If we have two rings with Unity $A,B$ and a epimorphism $\phi$. Then $\phi(1_A)=\phi(1_B)$.
I have difficulties to understand this proof:
$\phi \text{ surj.}\Rightarrow \forall b\in B \exists a\in A:\phi(a)=b\Rightarrow \forall b\in B\exists a\in A: \phi(1)\phi(a)=\phi(1)b\Rightarrow \forall b\in B:b=\phi(1)b$
and similarily the rightinverse.
I don't understand what I don't understand but the fact that $b$ can have more than one preimages bothers me. Can somebody explain me why we just have to look at one preimage and why we didn't Mention the other preimages in the above proof?Please?
Presumably, you're referring to this answer to your previous question. It's difficult to address a concern that you can't articulate. Let's run over the proof again:
Suppose $\phi : A \to B$ is a homomorphism between rings, $A$ has a multiplicative identity $1_A$, and $\phi$ is surjective. We wish to show $\phi(1_A)$ is a multiplicative identity of $B$.
To prove this, consider an element $b \in B$. Since $\phi$ is surjective, there exists (at least one) $a \in A$ such that $\phi(a) = b$. Therefore, $$b\phi(1_A) = \phi(a)\phi(1_A) = \phi(a1_A) = \phi(a) = b,$$ and similarly, $$\phi(1_A)b = b.$$
As I think I understand your objection, your issue is that there may be several possible values of $a \in A$ such that $\phi(a) = b$. The proof involves selecting one, without any further information, and running with it. What if you select the wrong value of $a$? Is the proof not just falsely pretending that there's only one value of $a \in A$ satisfying $\phi(a) = b$?

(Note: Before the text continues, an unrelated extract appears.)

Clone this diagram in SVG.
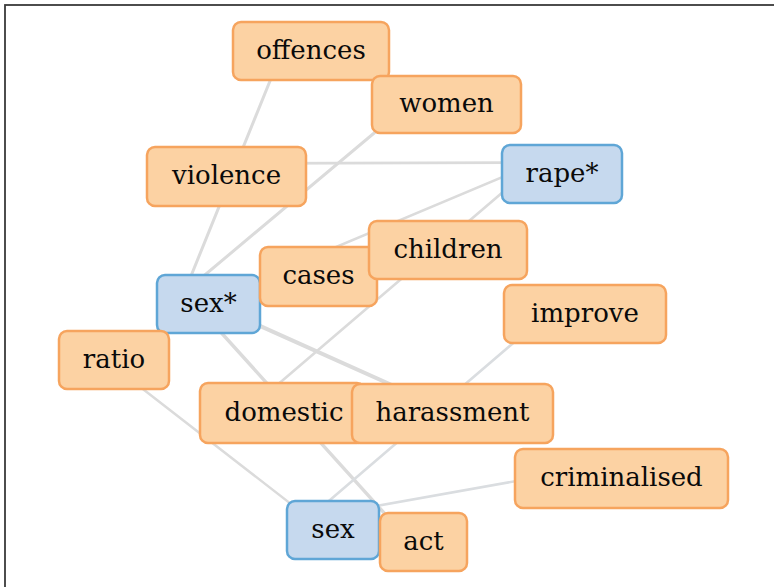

Well, no, not really. There may be multiple (infinitely many, even) values of $a$ such that $\phi(a) = b$, but choosing any one will do the job fine. At the end, no matter which $a$ we selected to do the job, the result at the end of the calculation is always $\phi(a)$, and the only criteria we asked of $a$ is that $\phi(a)$ be the same thing as $b$.
To demonstrate this, let's consider a concrete example. Consider the ring $\Bbb{R}^2 = \Bbb{R} \times \Bbb{R}$, meaning that we equip with the usual componentwise addition, as well as a componentwise multiplication: $$(a, b)(c, d) = (ac, bd).$$ Then $(1, 1)$ is a multiplicative identity on $\Bbb{R}^2$. Consider the ring homomorphism: $$\phi : \Bbb{R}^2 \to \Bbb{R} : (x, y) \mapsto x.$$ This is surjective, as given any $x \in \Bbb{R}$, the point $(x, 0) \mapsto x$. It's also far from injective, as $(x, 1), (x, 7), (x, \pi),$ and infinitely many others all map to $x$ as well.
Let's roll through the argument. Suppose we have $b \in \Bbb{R}$. Then, as we know $\phi$ is surjective; we indeed have a recipe for preimages of $b$. As such, we will make the arbitrary choice of $a = (b, 0)$. Then, $$b \phi(1, 1) = \phi(b, 0)\phi(1, 1) = \phi((b, 0)(1, 1)) = \phi(b, 0) = b.$$ That worked exactly as the proof advertised. What about with a different preimage than $(b, 0)$? Try again with $a = (b , 1)$: $$b \phi(1, 1) = \phi(b, 1)\phi(1, 1) = \phi((b, 1)(1, 1)) = \phi(b, 1) = b.$$ Again, it works as advertised. It doesn't matter which $a$ we choose, so long as $\phi(a) = b$, and this proof will work. It means we have to perform the $\phi(a)\phi(1_A) = \phi(a1_A)$ step without knowing specifically what $a$ is, but fortunately, this works for all elements of $A$, so we don't need to have perfect knowledge of $a$. Again, all we need from $a$ in the end is $\phi(a) = b$, and having many options for choosing $a$ is no obstacle.